◆ Data extract:
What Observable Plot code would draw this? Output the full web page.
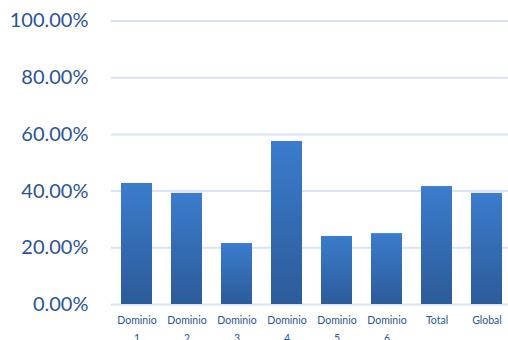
<!DOCTYPE html>
<html>
<head>
<meta charset="utf-8">
<script src="https://cdn.jsdelivr.net/npm/d3@7"></script>
<script src="https://cdn.jsdelivr.net/npm/@observablehq/plot@0.6"></script>
<style>
  html, body { margin: 0; padding: 0; background: #fff; }
  #chart { width: 508px; height: 340px; overflow: hidden; }
</style>
</head>
<body>
<div id="chart"></div>
<script>
const categories = ["Dominio\n1", "Dominio\n2", "Dominio\n3", "Dominio\n4", "Dominio\n5", "Dominio\n6", "Total", "Global"];
const values = [0.427, 0.392, 0.215, 0.575, 0.240, 0.250, 0.416, 0.392];
const yTicks = [0, 0.2, 0.4, 0.6, 0.8, 1.0];

const data = categories.map((c, i) => ({cat: c, v: values[i]}));

const gradientDefs = () => {
  const g = d3.create("svg:g");
  const lg = g.append("defs").append("linearGradient")
    .attr("id", "barGrad").attr("x1", 0).attr("y1", 0).attr("x2", 0).attr("y2", 1);
  lg.append("stop").attr("offset", "0%").attr("stop-color", "#3B7CCD");
  lg.append("stop").attr("offset", "100%").attr("stop-color", "#2C5B99");
  return g.node();
};

const chart = Plot.plot({
  width: 508,
  height: 340,
  marginTop: 20.5,
  marginBottom: 36,
  marginLeft: 111,
  marginRight: 0,
  style: {fontFamily: "Lato, sans-serif", background: "#fff", overflow: "hidden"},
  x: {domain: categories, range: [111.5, 511.5], paddingInner: 0.38, paddingOuter: 0.19, align: 0.5},
  y: {domain: [0, 1], range: [304, 20.5], axis: null},
  marks: [
    gradientDefs,
    Plot.ruleY(yTicks, {stroke: "#D9E3F3", strokeWidth: 2}),
    Plot.barY(data, {x: "cat", y: "v", fill: "url(#barGrad)"}),
    Plot.text(yTicks, {
      y: d => d,
      text: d => (d * 100).toFixed(2) + "%",
      frameAnchor: "left",
      dx: -23,
      textAnchor: "end",
      fontSize: 20,
      fill: "#2B5592"
    }),
    Plot.axisX({
      tickSize: 0,
      tickPadding: 0,
      anchor: "bottom",
      dy: 7,
      lineAnchor: "top",
      lineHeight: 1.7,
      fontSize: 10.5,
      fill: "#2B5592",
      label: null
    })
  ]
});
document.getElementById("chart").appendChild(chart);
</script>
</body>
</html>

◆ Stated exercise: Please take the lines from the beginning of the data above through the line holding "const data = categories.map((c, i)" and transcribe them exactly, without any pictures.

◆ Task result:
What Observable Plot code would draw this? Output the full web page.
<!DOCTYPE html>
<html>
<head>
<meta charset="utf-8">
<script src="https://cdn.jsdelivr.net/npm/d3@7"></script>
<script src="https://cdn.jsdelivr.net/npm/@observablehq/plot@0.6"></script>
<style>
  html, body { margin: 0; padding: 0; background: #fff; }
  #chart { width: 508px; height: 340px; overflow: hidden; }
</style>
</head>
<body>
<div id="chart"></div>
<script>
const categories = ["Dominio\n1", "Dominio\n2", "Dominio\n3", "Dominio\n4", "Dominio\n5", "Dominio\n6", "Total", "Global"];
const values = [0.427, 0.392, 0.215, 0.575, 0.240, 0.250, 0.416, 0.392];
const yTicks = [0, 0.2, 0.4, 0.6, 0.8, 1.0];

const data = categories.map((c, i) => ({cat: c, v: values[i]}));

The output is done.